# Task objective
Type out the complete listing below word for word, without its pictures.

# Supplied material
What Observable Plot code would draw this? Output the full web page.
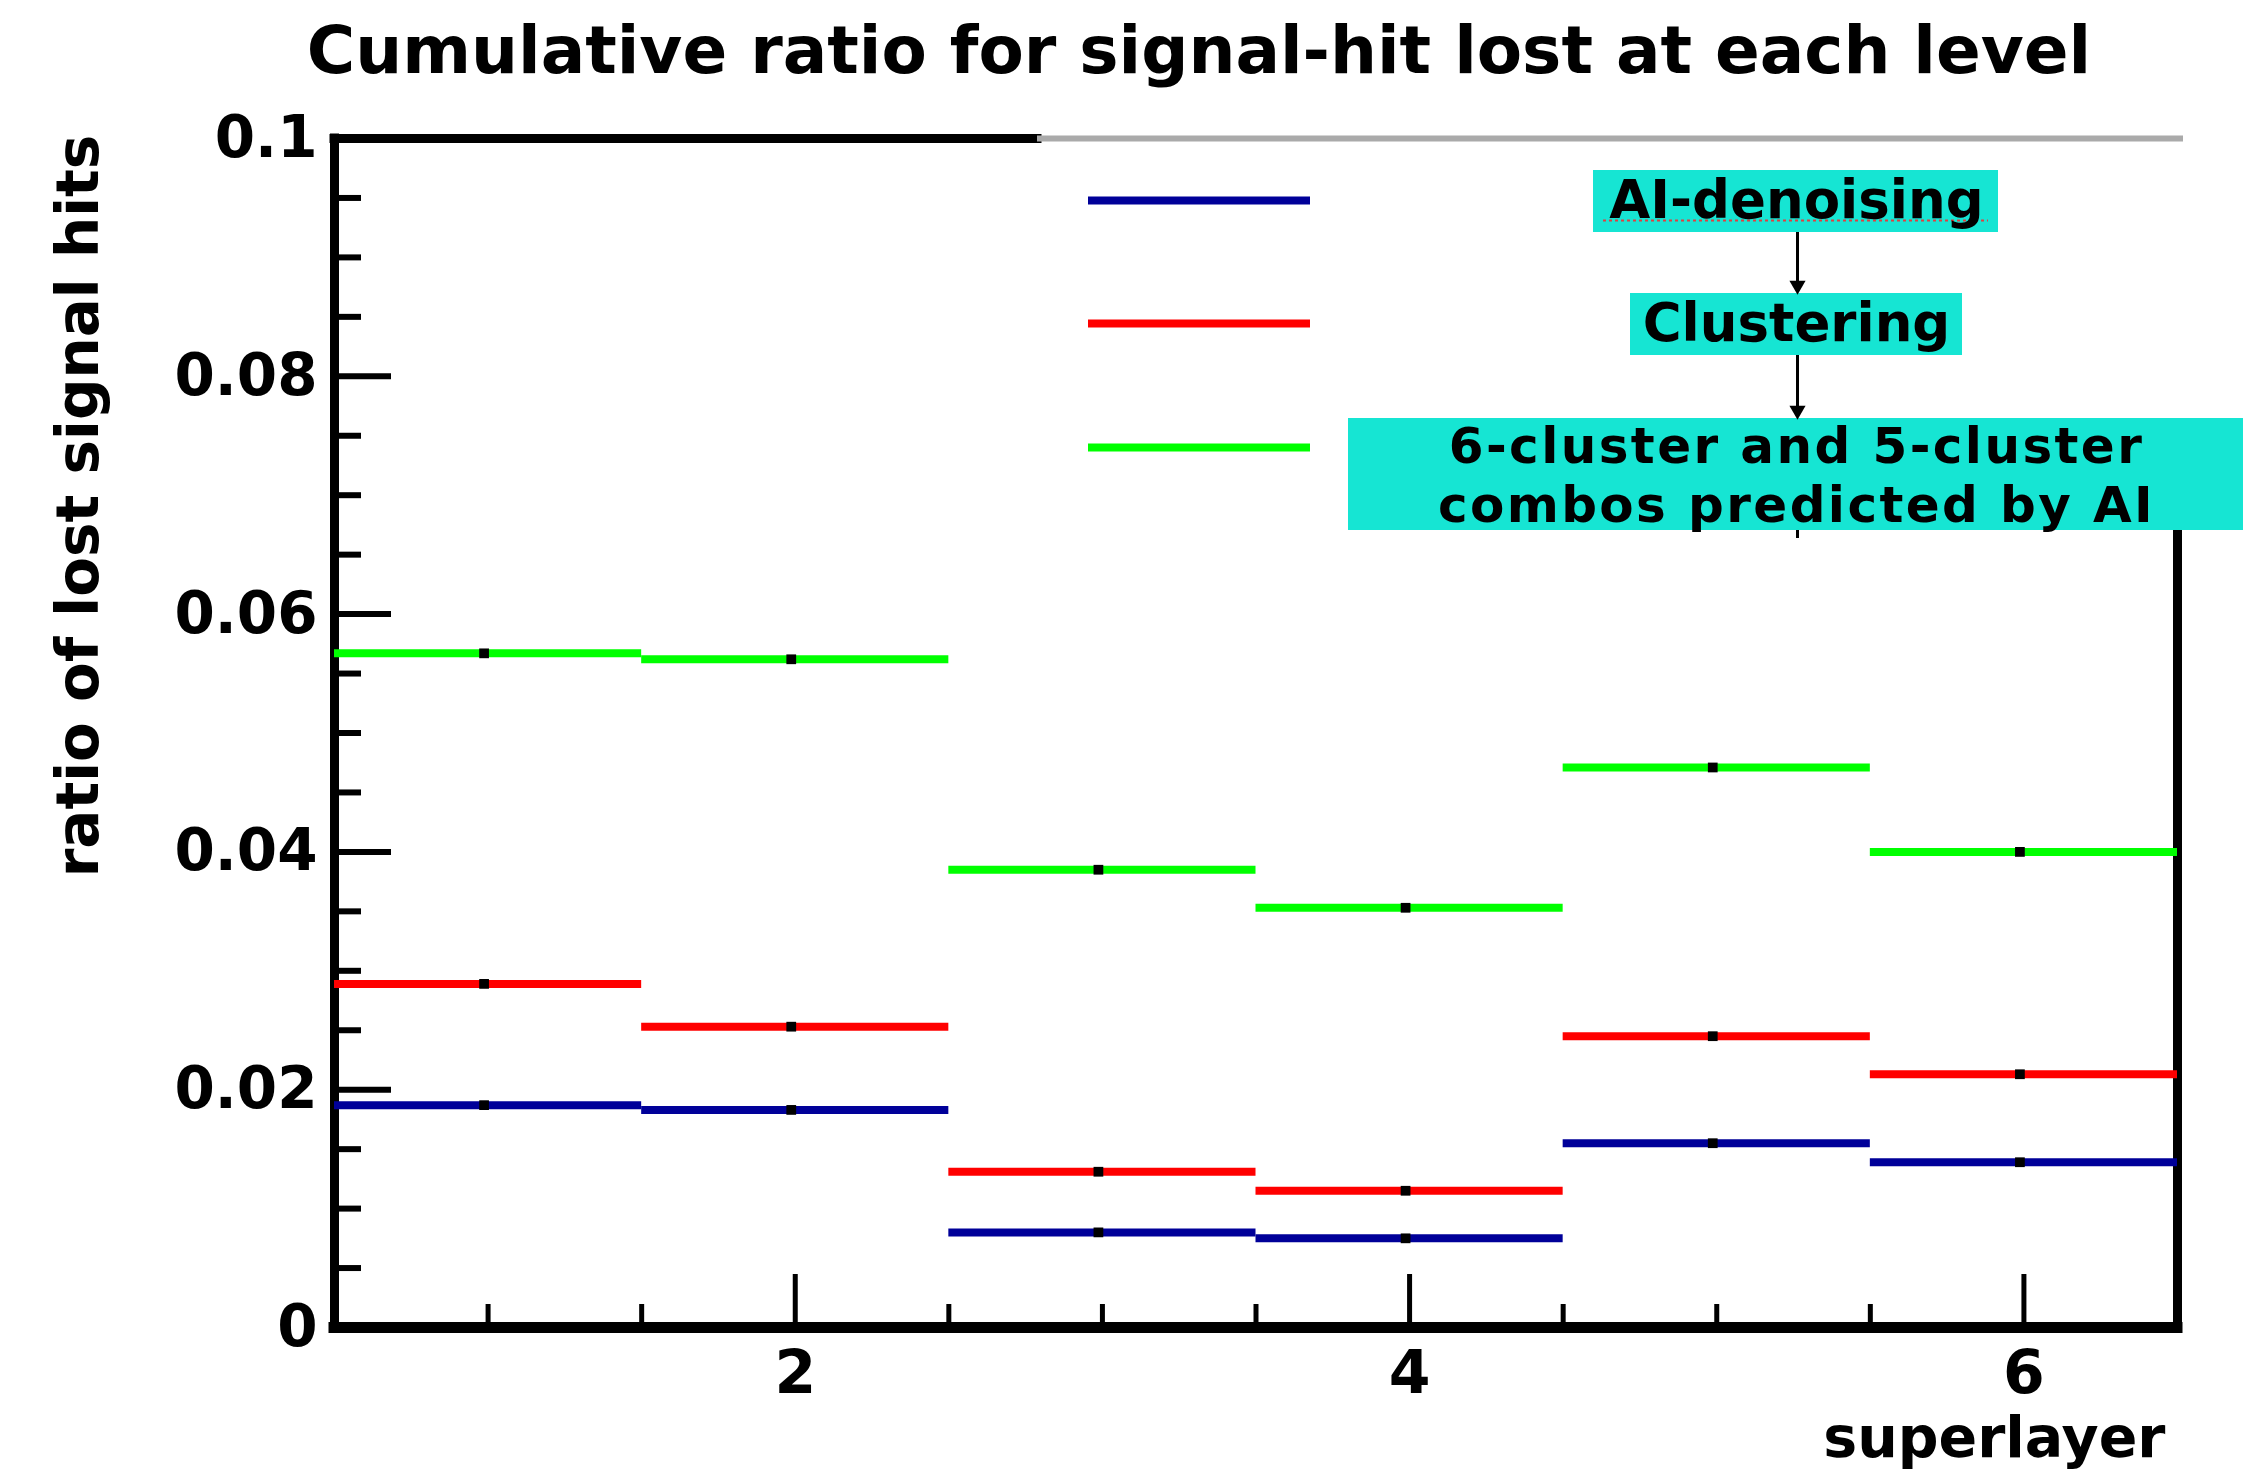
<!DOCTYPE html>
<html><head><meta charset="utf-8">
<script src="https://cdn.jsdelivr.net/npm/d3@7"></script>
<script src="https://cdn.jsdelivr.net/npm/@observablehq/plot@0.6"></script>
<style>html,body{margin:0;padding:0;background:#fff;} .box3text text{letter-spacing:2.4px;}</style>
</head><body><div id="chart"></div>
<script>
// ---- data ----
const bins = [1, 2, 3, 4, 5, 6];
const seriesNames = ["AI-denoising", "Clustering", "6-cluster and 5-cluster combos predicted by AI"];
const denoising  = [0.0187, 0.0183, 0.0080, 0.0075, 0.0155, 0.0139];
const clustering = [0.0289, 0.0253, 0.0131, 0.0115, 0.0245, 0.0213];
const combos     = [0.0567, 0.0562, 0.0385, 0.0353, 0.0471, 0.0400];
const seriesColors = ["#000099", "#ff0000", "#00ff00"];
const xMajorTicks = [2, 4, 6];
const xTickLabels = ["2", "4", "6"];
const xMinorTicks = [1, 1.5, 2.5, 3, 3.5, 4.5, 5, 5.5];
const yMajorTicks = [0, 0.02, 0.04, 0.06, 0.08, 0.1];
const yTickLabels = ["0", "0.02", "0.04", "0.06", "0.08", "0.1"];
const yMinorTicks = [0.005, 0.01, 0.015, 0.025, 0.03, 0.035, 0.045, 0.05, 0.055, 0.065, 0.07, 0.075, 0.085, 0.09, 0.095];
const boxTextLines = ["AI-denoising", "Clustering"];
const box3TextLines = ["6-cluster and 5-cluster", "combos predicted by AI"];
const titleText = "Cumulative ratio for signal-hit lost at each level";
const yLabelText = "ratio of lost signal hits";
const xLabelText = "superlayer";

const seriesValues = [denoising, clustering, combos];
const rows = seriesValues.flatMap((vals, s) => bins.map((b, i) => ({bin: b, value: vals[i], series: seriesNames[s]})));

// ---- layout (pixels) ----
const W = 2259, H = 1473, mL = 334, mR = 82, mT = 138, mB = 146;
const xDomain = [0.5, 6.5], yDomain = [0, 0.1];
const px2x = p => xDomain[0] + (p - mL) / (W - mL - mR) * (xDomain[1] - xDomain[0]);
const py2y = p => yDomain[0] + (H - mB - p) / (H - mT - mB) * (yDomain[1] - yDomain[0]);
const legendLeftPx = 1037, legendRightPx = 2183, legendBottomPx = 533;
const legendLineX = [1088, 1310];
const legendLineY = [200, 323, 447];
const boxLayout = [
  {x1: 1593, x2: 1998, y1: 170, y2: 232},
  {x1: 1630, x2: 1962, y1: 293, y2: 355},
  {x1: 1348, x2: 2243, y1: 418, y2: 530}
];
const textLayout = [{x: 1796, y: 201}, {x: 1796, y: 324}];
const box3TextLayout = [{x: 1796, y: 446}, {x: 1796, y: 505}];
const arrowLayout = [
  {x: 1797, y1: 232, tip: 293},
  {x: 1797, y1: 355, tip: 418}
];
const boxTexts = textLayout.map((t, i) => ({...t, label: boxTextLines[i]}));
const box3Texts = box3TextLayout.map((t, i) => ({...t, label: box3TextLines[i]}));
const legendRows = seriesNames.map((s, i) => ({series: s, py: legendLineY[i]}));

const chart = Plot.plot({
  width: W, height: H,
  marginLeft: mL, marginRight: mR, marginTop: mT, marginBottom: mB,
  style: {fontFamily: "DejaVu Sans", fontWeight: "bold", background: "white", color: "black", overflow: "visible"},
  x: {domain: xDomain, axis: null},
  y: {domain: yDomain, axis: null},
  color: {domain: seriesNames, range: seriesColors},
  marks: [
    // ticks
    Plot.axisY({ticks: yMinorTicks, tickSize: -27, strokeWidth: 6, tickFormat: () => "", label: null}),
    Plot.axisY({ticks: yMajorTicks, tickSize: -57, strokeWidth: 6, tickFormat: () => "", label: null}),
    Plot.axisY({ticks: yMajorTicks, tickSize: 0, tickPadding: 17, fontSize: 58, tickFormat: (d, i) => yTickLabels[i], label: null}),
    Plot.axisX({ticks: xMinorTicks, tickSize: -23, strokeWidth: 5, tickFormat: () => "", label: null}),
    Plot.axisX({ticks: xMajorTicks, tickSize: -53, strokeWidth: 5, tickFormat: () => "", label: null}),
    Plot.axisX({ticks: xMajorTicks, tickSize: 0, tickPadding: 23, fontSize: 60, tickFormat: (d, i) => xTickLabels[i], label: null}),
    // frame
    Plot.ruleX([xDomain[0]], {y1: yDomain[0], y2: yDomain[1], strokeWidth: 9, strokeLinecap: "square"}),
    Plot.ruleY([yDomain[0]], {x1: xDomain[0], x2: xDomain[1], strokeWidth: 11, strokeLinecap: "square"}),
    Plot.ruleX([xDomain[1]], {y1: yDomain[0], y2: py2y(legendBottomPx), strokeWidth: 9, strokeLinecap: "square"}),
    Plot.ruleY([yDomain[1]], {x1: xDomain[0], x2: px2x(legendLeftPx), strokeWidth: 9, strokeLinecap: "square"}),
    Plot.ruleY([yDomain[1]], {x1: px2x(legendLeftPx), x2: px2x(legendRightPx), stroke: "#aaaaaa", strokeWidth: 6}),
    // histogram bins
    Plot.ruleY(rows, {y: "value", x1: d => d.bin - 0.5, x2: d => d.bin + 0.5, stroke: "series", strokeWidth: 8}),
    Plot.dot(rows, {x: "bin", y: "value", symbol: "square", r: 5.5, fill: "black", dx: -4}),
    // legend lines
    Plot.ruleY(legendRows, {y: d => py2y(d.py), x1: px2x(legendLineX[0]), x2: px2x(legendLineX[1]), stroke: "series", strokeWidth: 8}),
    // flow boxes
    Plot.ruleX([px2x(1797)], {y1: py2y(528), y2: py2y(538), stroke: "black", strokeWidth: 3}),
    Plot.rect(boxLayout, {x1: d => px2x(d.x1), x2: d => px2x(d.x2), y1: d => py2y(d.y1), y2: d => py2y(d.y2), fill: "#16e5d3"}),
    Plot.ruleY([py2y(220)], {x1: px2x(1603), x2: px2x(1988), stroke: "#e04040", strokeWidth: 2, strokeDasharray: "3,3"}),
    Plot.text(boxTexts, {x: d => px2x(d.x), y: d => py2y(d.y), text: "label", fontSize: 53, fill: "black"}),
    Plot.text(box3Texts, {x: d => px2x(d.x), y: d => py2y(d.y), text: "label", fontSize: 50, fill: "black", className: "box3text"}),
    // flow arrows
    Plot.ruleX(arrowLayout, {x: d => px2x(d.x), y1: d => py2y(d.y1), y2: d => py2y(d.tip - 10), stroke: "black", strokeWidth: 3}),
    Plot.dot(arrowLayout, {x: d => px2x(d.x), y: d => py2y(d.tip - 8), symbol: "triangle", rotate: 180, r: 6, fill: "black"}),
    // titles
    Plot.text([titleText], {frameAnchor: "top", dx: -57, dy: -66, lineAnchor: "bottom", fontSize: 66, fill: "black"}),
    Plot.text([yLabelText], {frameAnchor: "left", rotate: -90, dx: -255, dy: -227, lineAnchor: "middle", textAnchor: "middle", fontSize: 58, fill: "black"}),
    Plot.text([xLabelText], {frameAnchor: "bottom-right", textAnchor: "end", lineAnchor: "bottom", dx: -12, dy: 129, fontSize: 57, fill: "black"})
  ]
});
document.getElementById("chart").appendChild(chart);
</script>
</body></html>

# Task solution
What Observable Plot code would draw this? Output the full web page.
<!DOCTYPE html>
<html><head><meta charset="utf-8">
<script src="https://cdn.jsdelivr.net/npm/d3@7"></script>
<script src="https://cdn.jsdelivr.net/npm/@observablehq/plot@0.6"></script>
<style>html,body{margin:0;padding:0;background:#fff;} .box3text text{letter-spacing:2.4px;}</style>
</head><body><div id="chart"></div>
<script>
// ---- data ----
const bins = [1, 2, 3, 4, 5, 6];
const seriesNames = ["AI-denoising", "Clustering", "6-cluster and 5-cluster combos predicted by AI"];
const denoising  = [0.0187, 0.0183, 0.0080, 0.0075, 0.0155, 0.0139];
const clustering = [0.0289, 0.0253, 0.0131, 0.0115, 0.0245, 0.0213];
const combos     = [0.0567, 0.0562, 0.0385, 0.0353, 0.0471, 0.0400];
const seriesColors = ["#000099", "#ff0000", "#00ff00"];
const xMajorTicks = [2, 4, 6];
const xTickLabels = ["2", "4", "6"];
const xMinorTicks = [1, 1.5, 2.5, 3, 3.5, 4.5, 5, 5.5];
const yMajorTicks = [0, 0.02, 0.04, 0.06, 0.08, 0.1];
const yTickLabels = ["0", "0.02", "0.04", "0.06", "0.08", "0.1"];
const yMinorTicks = [0.005, 0.01, 0.015, 0.025, 0.03, 0.035, 0.045, 0.05, 0.055, 0.065, 0.07, 0.075, 0.085, 0.09, 0.095];
const boxTextLines = ["AI-denoising", "Clustering"];
const box3TextLines = ["6-cluster and 5-cluster", "combos predicted by AI"];
const titleText = "Cumulative ratio for signal-hit lost at each level";
const yLabelText = "ratio of lost signal hits";
const xLabelText = "superlayer";

const seriesValues = [denoising, clustering, combos];
const rows = seriesValues.flatMap((vals, s) => bins.map((b, i) => ({bin: b, value: vals[i], series: seriesNames[s]})));

// ---- layout (pixels) ----
const W = 2259, H = 1473, mL = 334, mR = 82, mT = 138, mB = 146;
const xDomain = [0.5, 6.5], yDomain = [0, 0.1];
const px2x = p => xDomain[0] + (p - mL) / (W - mL - mR) * (xDomain[1] - xDomain[0]);
const py2y = p => yDomain[0] + (H - mB - p) / (H - mT - mB) * (yDomain[1] - yDomain[0]);
const legendLeftPx = 1037, legendRightPx = 2183, legendBottomPx = 533;
const legendLineX = [1088, 1310];
const legendLineY = [200, 323, 447];
const boxLayout = [
  {x1: 1593, x2: 1998, y1: 170, y2: 232},
  {x1: 1630, x2: 1962, y1: 293, y2: 355},
  {x1: 1348, x2: 2243, y1: 418, y2: 530}
];
const textLayout = [{x: 1796, y: 201}, {x: 1796, y: 324}];
const box3TextLayout = [{x: 1796, y: 446}, {x: 1796, y: 505}];
const arrowLayout = [
  {x: 1797, y1: 232, tip: 293},
  {x: 1797, y1: 355, tip: 418}
];
const boxTexts = textLayout.map((t, i) => ({...t, label: boxTextLines[i]}));
const box3Texts = box3TextLayout.map((t, i) => ({...t, label: box3TextLines[i]}));
const legendRows = seriesNames.map((s, i) => ({series: s, py: legendLineY[i]}));

const chart = Plot.plot({
  width: W, height: H,
  marginLeft: mL, marginRight: mR, marginTop: mT, marginBottom: mB,
  style: {fontFamily: "DejaVu Sans", fontWeight: "bold", background: "white", color: "black", overflow: "visible"},
  x: {domain: xDomain, axis: null},
  y: {domain: yDomain, axis: null},
  color: {domain: seriesNames, range: seriesColors},
  marks: [
    // ticks
    Plot.axisY({ticks: yMinorTicks, tickSize: -27, strokeWidth: 6, tickFormat: () => "", label: null}),
    Plot.axisY({ticks: yMajorTicks, tickSize: -57, strokeWidth: 6, tickFormat: () => "", label: null}),
    Plot.axisY({ticks: yMajorTicks, tickSize: 0, tickPadding: 17, fontSize: 58, tickFormat: (d, i) => yTickLabels[i], label: null}),
    Plot.axisX({ticks: xMinorTicks, tickSize: -23, strokeWidth: 5, tickFormat: () => "", label: null}),
    Plot.axisX({ticks: xMajorTicks, tickSize: -53, strokeWidth: 5, tickFormat: () => "", label: null}),
    Plot.axisX({ticks: xMajorTicks, tickSize: 0, tickPadding: 23, fontSize: 60, tickFormat: (d, i) => xTickLabels[i], label: null}),
    // frame
    Plot.ruleX([xDomain[0]], {y1: yDomain[0], y2: yDomain[1], strokeWidth: 9, strokeLinecap: "square"}),
    Plot.ruleY([yDomain[0]], {x1: xDomain[0], x2: xDomain[1], strokeWidth: 11, strokeLinecap: "square"}),
    Plot.ruleX([xDomain[1]], {y1: yDomain[0], y2: py2y(legendBottomPx), strokeWidth: 9, strokeLinecap: "square"}),
    Plot.ruleY([yDomain[1]], {x1: xDomain[0], x2: px2x(legendLeftPx), strokeWidth: 9, strokeLinecap: "square"}),
    Plot.ruleY([yDomain[1]], {x1: px2x(legendLeftPx), x2: px2x(legendRightPx), stroke: "#aaaaaa", strokeWidth: 6}),
    // histogram bins
    Plot.ruleY(rows, {y: "value", x1: d => d.bin - 0.5, x2: d => d.bin + 0.5, stroke: "series", strokeWidth: 8}),
    Plot.dot(rows, {x: "bin", y: "value", symbol: "square", r: 5.5, fill: "black", dx: -4}),
    // legend lines
    Plot.ruleY(legendRows, {y: d => py2y(d.py), x1: px2x(legendLineX[0]), x2: px2x(legendLineX[1]), stroke: "series", strokeWidth: 8}),
    // flow boxes
    Plot.ruleX([px2x(1797)], {y1: py2y(528), y2: py2y(538), stroke: "black", strokeWidth: 3}),
    Plot.rect(boxLayout, {x1: d => px2x(d.x1), x2: d => px2x(d.x2), y1: d => py2y(d.y1), y2: d => py2y(d.y2), fill: "#16e5d3"}),
    Plot.ruleY([py2y(220)], {x1: px2x(1603), x2: px2x(1988), stroke: "#e04040", strokeWidth: 2, strokeDasharray: "3,3"}),
    Plot.text(boxTexts, {x: d => px2x(d.x), y: d => py2y(d.y), text: "label", fontSize: 53, fill: "black"}),
    Plot.text(box3Texts, {x: d => px2x(d.x), y: d => py2y(d.y), text: "label", fontSize: 50, fill: "black", className: "box3text"}),
    // flow arrows
    Plot.ruleX(arrowLayout, {x: d => px2x(d.x), y1: d => py2y(d.y1), y2: d => py2y(d.tip - 10), stroke: "black", strokeWidth: 3}),
    Plot.dot(arrowLayout, {x: d => px2x(d.x), y: d => py2y(d.tip - 8), symbol: "triangle", rotate: 180, r: 6, fill: "black"}),
    // titles
    Plot.text([titleText], {frameAnchor: "top", dx: -57, dy: -66, lineAnchor: "bottom", fontSize: 66, fill: "black"}),
    Plot.text([yLabelText], {frameAnchor: "left", rotate: -90, dx: -255, dy: -227, lineAnchor: "middle", textAnchor: "middle", fontSize: 58, fill: "black"}),
    Plot.text([xLabelText], {frameAnchor: "bottom-right", textAnchor: "end", lineAnchor: "bottom", dx: -12, dy: 129, fontSize: 57, fill: "black"})
  ]
});
document.getElementById("chart").appendChild(chart);
</script>
</body></html>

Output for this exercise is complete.